As revealed in the Federation of Industrys Industry Trends Survey for the second half of 2002, export oriented manufacturers were experiencing an upward term in sales and profitability. Local oriented manufacturers, however, were in for a dip in sales.
The ITS, a half-yearly survey of participant FOI members, was compiled by the FOI from a sample of 94 participating firms, 81 of which were in the manufacturing sector.
The forecast for export oriented firms looks less negative for those firms who have had a more negative trend in the first half of 2002. It also seems that sales and profitability are on the upturn.
Firms which reported sales below normal levels attributed this dip to "lower demand", the latter being the reason for 88% of respondents. The bulk of firms reporting lower demand were those from the chemicals, plastics, rubber and non-metallic minerals sector, and electronics, electrical and mechanical sector. 24 per cent said this had been due to "being uncompetitive".
Locally oriented firms will be facing a more negative outlook as 2002 sales figures forecast no respite in downward sales figures. The negative turn is reflected in terms of prices, employment and business optimism.

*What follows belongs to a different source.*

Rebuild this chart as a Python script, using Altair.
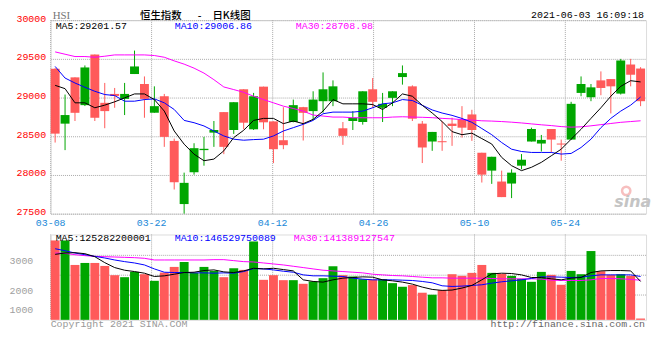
import altair as alt
import pandas as pd

# ---------------- data ----------------
dates = ["03-08","03-09","03-10","03-11","03-12","03-15","03-16","03-17","03-18","03-19",
         "03-22","03-23","03-24","03-25","03-26","03-29","03-30","03-31",
         "04-01","04-07","04-08","04-09","04-12","04-13","04-14","04-15","04-16",
         "04-19","04-20","04-21","04-22","04-23","04-26","04-27","04-28","04-29","04-30",
         "05-03","05-04","05-05","05-06","05-07","05-10","05-11","05-12","05-13","05-14",
         "05-17","05-18","05-20","05-21","05-24","05-25","05-26","05-27","05-28","05-31",
         "06-01","06-02","06-03"]

opens = [29372, 28663, 29261, 28902, 29556, 28932, 29047, 28983, 29304, 29175,
         28804, 29017, 28440, 27624, 28035, 28321, 28547, 28812, 28581, 29107,
         28590, 29141, 28692, 28449, 28684, 28876, 28825, 28953, 28953, 28603,
         28697, 28684, 29107, 28868, 28996, 29265, 29145, 28663, 28432, 28436,
         28663, 28718, 28782, 28287, 28056, 27915, 27889, 28120, 28432, 28406,
         28594, 28406, 28457, 29060, 29004, 29222, 29239, 29051, 29427, 29375]
closes = [28534, 28774, 28803, 29389, 28739, 28825, 29021, 29047, 29402, 28983,
          28889, 28492, 27906, 27898, 28346, 28338, 28581, 28363, 28940, 28675,
          29017, 28680, 28333, 28385, 28902, 28803, 28974, 29107, 29145, 28505,
          28740, 29081, 28945, 28919, 29081, 29316, 28727, 28355, 28556, 28423,
          28633, 28611, 28581, 28004, 28235, 27714, 28030, 28197, 28594, 28453,
          28457, 28398, 28919, 29175, 29132, 29124, 29145, 29479, 29295, 28953]
highs = [29380, 29039, 29261, 29415, 29556, 29189, 29124, 29189, 29607, 29273,
         29145, 29047, 28470, 28030, 28410, 28492, 28697, 28812, 28940, 29107,
         29060, 29141, 28692, 28876, 28974, 28880, 29081, 29325, 29222, 28684,
         28825, 29081, 29252, 29060, 29081, 29415, 29158, 28697, 28556, 28697,
         28740, 28889, 28842, 28287, 28235, 28056, 28073, 28270, 28611, 28517,
         28594, 28457, 28945, 29273, 29175, 29338, 29239, 29500, 29500, 29393]
lows = [28419, 28321, 28697, 28890, 28697, 28604, 28868, 28774, 29304, 28739,
        28804, 28363, 27812, 27500, 28004, 28120, 28363, 28269, 28530, 28590,
        28581, 28590, 28154, 28333, 28680, 28445, 28714, 28804, 28889, 28389,
        28581, 28650, 28868, 28684, 28889, 29167, 28697, 28154, 28312, 28312,
        28376, 28483, 28440, 27902, 27885, 27714, 27701, 28073, 28432, 28303,
        28291, 28184, 28457, 29017, 28953, 29030, 28795, 29039, 29145, 28889]

ma5 = [29158, 29115, 28932, 28932, 28868, 28902, 28945, 28996, 29047, 29047,
       28974, 28825, 28568, 28398, 28269, 28184, 28205, 28312, 28483, 28577,
       28705, 28731, 28731, 28663, 28697, 28663, 28718, 28825, 28974, 28919,
       28919, 28919, 28910, 28846, 28932, 29047, 29017, 28900, 28800, 28690,
       28560, 28520, 28540, 28470, 28400, 28227, 28120, 28056, 28099, 28163,
       28248, 28333, 28462, 28590, 28731, 28868, 29017, 29145, 29218, 29202]
ma10 = [29402, 29252, 29188, 29133, 29081, 29039, 29026, 28953, 28953, 28974,
        28983, 28932, 28846, 28705, 28675, 28633, 28568, 28504, 28462, 28449,
        28457, 28462, 28504, 28568, 28611, 28654, 28705, 28791, 28812, 28812,
        28812, 28825, 28868, 28919, 28932, 28974, 28962, 28900, 28840, 28800,
        28770, 28730, 28680, 28600, 28520, 28419, 28333, 28303, 28291, 28291,
        28291, 28270, 28278, 28355, 28462, 28611, 28731, 28825, 28902, 29007]
ma30 = [29590, 29560, 29530, 29530, 29521, 29534, 29551, 29551, 29551, 29551,
        29543, 29521, 29474, 29432, 29380, 29316, 29231, 29137, 29103, 29068,
        29017, 28974, 28932, 28889, 28859, 28825, 28774, 28761, 28748, 28748,
        28739, 28739, 28739, 28739, 28748, 28752, 28748, 28745, 28740, 28731,
        28725, 28715, 28709, 28700, 28696, 28690, 28682, 28672, 28660, 28648,
        28638, 28625, 28618, 28622, 28635, 28650, 28665, 28680, 28690, 28700]

volumes = [3667, 3667, 2844, 2911, 2911, 2811, 2500, 2433, 2611, 2533,
           2311, 2589, 2778, 2944, 2578, 2778, 2644, 2433, 2733, 2678,
           3633, 2344, 2500, 2333, 2333, 2211, 2289, 2400, 2800, 2500,
           2456, 2367, 2356, 2367, 2233, 2111, 2167, 1911, 1844, 2000,
           2533, 2478, 2578, 2844, 2578, 2544, 2478, 2378, 2278, 2611,
           2511, 2178, 2644, 2533, 3311, 2633, 2511, 2533, 2478, 1044]
vma5 = [3200, 3244, 3256, 3222, 3122, 2922, 2756, 2667, 2622, 2567,
        2456, 2478, 2533, 2589, 2600, 2656, 2678, 2611, 2589, 2644,
        2733, 2711, 2733, 2689, 2644, 2344, 2289, 2267, 2344, 2400,
        2422, 2444, 2433, 2344, 2311, 2267, 2200, 2100, 2022, 1989,
        2000, 2067, 2156, 2344, 2544, 2567, 2556, 2511, 2422, 2422,
        2378, 2344, 2400, 2422, 2589, 2644, 2656, 2656, 2644, 2289]
vma10 = [3389, 3322, 3244, 3189, 3133, 3078, 3011, 2956, 2911, 2844,
         2711, 2600, 2589, 2589, 2578, 2578, 2567, 2578, 2567, 2622,
         2722, 2711, 2678, 2633, 2600, 2511, 2478, 2478, 2467, 2456,
         2400, 2367, 2344, 2344, 2344, 2333, 2322, 2289, 2244, 2144,
         2122, 2133, 2156, 2178, 2233, 2278, 2311, 2344, 2389, 2444,
         2444, 2433, 2422, 2433, 2478, 2511, 2511, 2511, 2511, 2456]
vma30 = [3244, 3233, 3189, 3156, 3133, 3122, 3111, 3100, 3089, 3067,
         3011, 3011, 3011, 3011, 3011, 3011, 3022, 3022, 2989, 2956,
         2944, 2911, 2878, 2844, 2800, 2756, 2711, 2667, 2644, 2622,
         2600, 2578, 2533, 2511, 2489, 2478, 2456, 2433, 2411, 2411,
         2400, 2400, 2400, 2400, 2389, 2378, 2378, 2378, 2378, 2367,
         2333, 2322, 2322, 2322, 2344, 2389, 2389, 2378, 2356, 2333]

tick_dates = ["03-08", "03-22", "04-12", "04-26", "05-10", "05-24"]
price_ticks = [27500, 28000, 28500, 29000, 29500, 30000]
vol_ticks = [1000, 2000, 3000]
vol_grid = [1833, 2500, 3167]
ma_labels = ["MA5:29201.57", "MA10:29006.86", "MA30:28708.98"]
vol_ma_labels = ["MA5:125282200001", "MA10:146529750089", "MA30:141389127547"]
ma_colors = ["#000000", "#0000ff", "#ff00ff"]
header_code = "HSI"
title_parts = ["恒生指数", "-", "日K线图"]
timestamp = "2021-06-03 16:09:18"
footer_left = "Copyright 2021 SINA.COM"
footer_right = "http://finance.sina.com.cn"

# ---------------- styling ----------------
MONO = "Liberation Mono"
CJK = "Noto Sans CJK SC"
UP = "#00a600"
DOWN = "#ff5a5a"
GRID = "#aaaaaa"
W, H1, H2 = 600, 195, 86

df = pd.DataFrame({
    "i": list(range(len(dates))), "date": dates,
    "open": opens, "close": closes, "high": highs, "low": lows,
    "ma5": ma5, "ma10": ma10, "ma30": ma30,
    "vol": volumes, "vma5": vma5, "vma10": vma10, "vma30": vma30,
})
n = len(dates)
ticks_df = pd.DataFrame({"label": tick_dates,
                         "idx": [dates.index(d) for d in tick_dates]})

xs = alt.Scale(domain=[0, n], nice=False, zero=False)
ys = alt.Scale(domain=[27500, 30000], nice=False, zero=False)
vs = alt.Scale(domain=[1000, 3867], nice=False, zero=False)

price_axis = alt.Axis(values=price_ticks, title=None, format="d", labelOverlap=False,
                      labelColor="#ff0000", labelFont=MONO,
                      labelFontSize=10, labelPadding=5, ticks=False, tickSize=0, domain=False,
                      grid=True, gridColor=GRID, gridDash=[1, 1], labelOffset=-2)
vol_axis = alt.Axis(values=vol_ticks, title=None, format="d", labelOverlap=False,
                    labelColor="#a0a0a0", labelFont=MONO,
                    labelFontSize=10, labelAlign="left", labelPadding=42, ticks=False,
                    tickSize=0, domain=False, grid=False,
                    labelOffset={"condition": {"test": "datum.value == 1000", "value": -10}, "value": 0})

base = alt.Chart(df).transform_calculate(
    x0="datum.i", x1="datum.i + 0.9", xm="datum.i + 0.45",
    dir="datum.close >= datum.open ? 'up' : 'down'",
    bt="max(datum.open, datum.close)",
    bb="max(datum.open, datum.close) - min(datum.open, datum.close) < 13 ? max(datum.open, datum.close) - 13 : min(datum.open, datum.close)",
)
col = alt.Color("dir:N", scale=alt.Scale(domain=["up", "down"], range=[UP, DOWN]), legend=None)


def txt(t, x, y, color, size=10, font=MONO, align="left", weight="normal", style="normal",
        baseline="middle"):
    return alt.Chart(pd.DataFrame({"t": [t]})).mark_text(
        align=align, baseline=baseline, font=font, fontSize=size, color=color,
        fontWeight=weight, fontStyle=style
    ).encode(x=alt.value(x), y=alt.value(y), text="t:N")


vgrid = alt.Chart(ticks_df).transform_calculate(pos=f"datum.idx * {n} / {n - 1}").mark_rule(
    color=GRID, strokeDash=[1, 1], strokeWidth=1
).encode(x=alt.X("pos:Q", scale=xs, axis=None))

date_labels = alt.Chart(ticks_df).transform_calculate(pos=f"datum.idx * {n} / {n - 1}").mark_text(
    font=MONO, fontSize=10, color="#1888d8", baseline="middle", align="center"
).encode(x=alt.X("pos:Q", scale=xs, axis=None), y=alt.value(H1 + 9), text="label:N")

wicks = base.mark_rule(strokeWidth=1).encode(
    x=alt.X("xm:Q", scale=xs, axis=None),
    y=alt.Y("low:Q", scale=ys, axis=price_axis), y2="high:Q", color=col)

bodies = base.mark_rect().encode(
    x=alt.X("x0:Q", scale=xs, axis=None), x2="x1:Q",
    y=alt.Y("bb:Q", scale=ys, axis=price_axis), y2="bt:Q", color=col)

lines = [base.mark_line(color=c, strokeWidth=1).encode(
    x=alt.X("xm:Q", scale=xs, axis=None), y=alt.Y(f"{f}:Q", scale=ys, axis=price_axis))
    for f, c in zip(["ma30", "ma10", "ma5"], ma_colors[::-1])]

sina_eye = alt.Chart(pd.DataFrame({"t": [0]})).mark_point(
    shape="circle", size=70, color="#f4a4a4", strokeWidth=2.5, filled=False
).encode(x=alt.value(580), y=alt.value(172))

main = alt.layer(
    vgrid, wicks, bodies, *lines, date_labels,
    txt(header_code, 2, -1.3, "#777777", size=11, font="Liberation Serif", baseline="alphabetic"),
    txt(title_parts[0], 90, -1.4, "#000000", size=10.5, font=CJK, weight=500, baseline="alphabetic"),
    txt(title_parts[1], 150, -1.4, "#000000", size=10.5, font=CJK, align="center", weight=500,
        baseline="alphabetic"),
    txt(title_parts[2], 163, -1.4, "#000000", size=10.5, font=CJK, weight=500, baseline="alphabetic"),
    txt(timestamp, 598, -2.3, "#000000", align="right", baseline="alphabetic"),
    txt(ma_labels[0], 5, 5.6, ma_colors[0]),
    txt(ma_labels[1], 125, 5.6, ma_colors[1]),
    txt(ma_labels[2], 247, 5.6, ma_colors[2]),
    sina_eye,
    txt("sina", 568, 183, "#c4c4c4", size=16, font="DejaVu Sans", weight="bold", style="italic"),
).properties(width=W, height=H1)

# ---------------- volume panel ----------------
hgrid_v = alt.Chart(pd.DataFrame({"g": vol_grid})).mark_rule(
    color=GRID, strokeDash=[1, 1], strokeWidth=1
).encode(y=alt.Y("g:Q", scale=vs, axis=vol_axis))

vbars = base.mark_rect().encode(
    x=alt.X("x0:Q", scale=xs, axis=None), x2="x1:Q",
    y=alt.Y("vol:Q", scale=vs, axis=vol_axis), y2=alt.value(H2), color=col)

vlines = [base.mark_line(color=c, strokeWidth=1).encode(
    x=alt.X("xm:Q", scale=xs, axis=None), y=alt.Y(f"{f}:Q", scale=vs, axis=vol_axis))
    for f, c in zip(["vma30", "vma10", "vma5"], ma_colors[::-1])]

vol = alt.layer(
    vgrid, hgrid_v, vbars, *vlines,
    txt(vol_ma_labels[0], 5, 4, ma_colors[0]),
    txt(vol_ma_labels[1], 125, 4, ma_colors[1]),
    txt(vol_ma_labels[2], 245, 4, ma_colors[2]),
    txt(footer_left, 0, H2 + 4.7, "#999999"),
    txt(footer_right, 599, H2 + 4.7, "#666666", align="right"),
).properties(width=W, height=H2)

chart = alt.vconcat(main, vol, spacing=21, bounds="flush").properties(
    padding={"left": 0, "top": 0, "right": 0, "bottom": 0}
).configure_view(stroke="#999999", strokeWidth=1).configure(background="white")

chart.save("out.html", embed_options={"renderer": "svg", "actions": False})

"Lower demand" was again the main reason for the downward turn in sales given by most firms. 17 per cent said this was due to "being uncompetitive".
FOI President Joseph Zammit Tabone said the decrease in sales for locally oriented firms had been anticipated in the light of the removal of levies.
"The removal of levies has obviously affected manufacturing firms which are locally oriented. Now, they are feeling that they are in a do or die situation and will have to compete with other importers. Levies have already fallen by 50% and the remaining 50% will be removed as from 1 January, 2003. These firms are anticipating market prices for their goods to fall.
"One has to see how these firms can become more competitive, which is why for example, we have the Institute for the Promotion of Small Enterprise helping out small companies. It is not easy when you have such a protective market and then finding yourself on your own", Mr Zammit Tabone said.
The FOI President said that despite the discouraging figures, it was evident that many of these firms were meeting the challenge by increasing their capital expenditure both in plant and machinery as well as in land and building.
"Locally oriented companies will have to become more competitive by investing more in capital expenditure. I think the Maltese industrialist has already reached high standards, especially in terms of the European market, and that the next step is to look for more opportunities. The hard decisions have to be taken by those small companies, but some are already looking for other opportunities abroad."
Asked whether indecision over the EU was affecting investment within the Maltese islands, Mr Zammit Tabone said: "The coming referendum and general elections are obviously contributing to a certain retraction in investment. I think that capital expenditure has to be made irrespectively of these factors. Businesses have to face these realities.
"There is another problem lack of factories. At the moment theres a list of companies, thirty in all, waiting for a factory. This slows down foreign direct investment. Investors and entrepreneurs shouldnt be waiting for a factory. On the other hand, we should be attracting these investors to strengthen our business sectors."
FOI President Mr Zammit Tabone also announced that the results of their EU survey amongst their members will be released in December, and that it should reveal very interesting figures.